I remember the roster. I still run the names through my head like flash cards, making sure I haven’t forgotten anybody. Repeating their names is a sort of TM chant for me – syllables bestowing such a calm and focus to make the Dalai Lama’s head explode. Backman. Carter. Darling. Doc. Dykstra. Fernandez. Hernandez. Knight. Orosco. Straw. And above all, Mookie.

I remember particular moments more than actual games. Dykstra’s lead-off homer in Game Three; Carter’s two homers in Game Four and his goofy-ass expression of joy after Orosco’s struck out the side in Game Seven. That slow grounder of Mook’s that caused Buckner to fall from grace. I’ve seen so many highlight clips over the years that I can barely tell which are my true memories.

I didn’t live near a National League town, so I never got to see my beloved Mets. It wasn’t until 2001 that I finally got caught a Mets game at Dodger stadium. Much about them were different – I think only the name and logo remained the same – but the giddiness I felt at seeing them play was nearly identical to what I remembered from 15 years prior.

Unfortunately, I also remember the 1999 Series, their embarrassing display of ineptness against baseball’s Great Satan.
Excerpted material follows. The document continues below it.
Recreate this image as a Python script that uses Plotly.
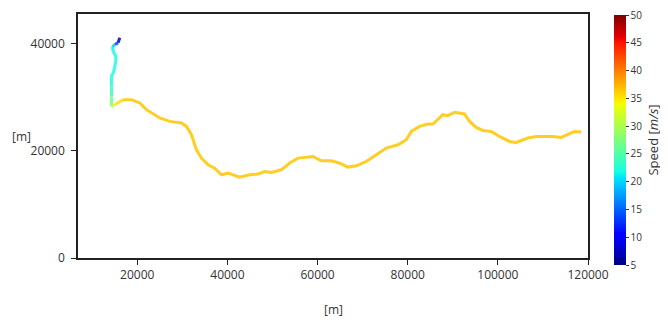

I didn’t root for the Mets as much as watch, as I imagine most fans did, with bemused fatalism; nothing of note except the clean sweep. (In my mind the only series that has approached the excitement of 1986 was when the Diamondbacks trumped the Yankees. My friend Mark and I watched game 5 in a shitty Hollywood cafeteria – a far cry from my parents’ den – and it was the first time since that I felt the same on-your-feet-with-clenched-fists anticipation. Giving credit where it’s due, the 2004 ALCS was pretty kick-ass as well.)

I hope the Mets make it this year – certainly they have the tools and talent. And if they do, I’ll be rooting for and with them whole-heartedly, but not without a touch of melancholy, because I won’t be cheering for the 2006 Mets entirely. I’ll be cheering a team that won’t ever be equaled: a group of belligerent, pill-popping assholes that began my love affair with the game.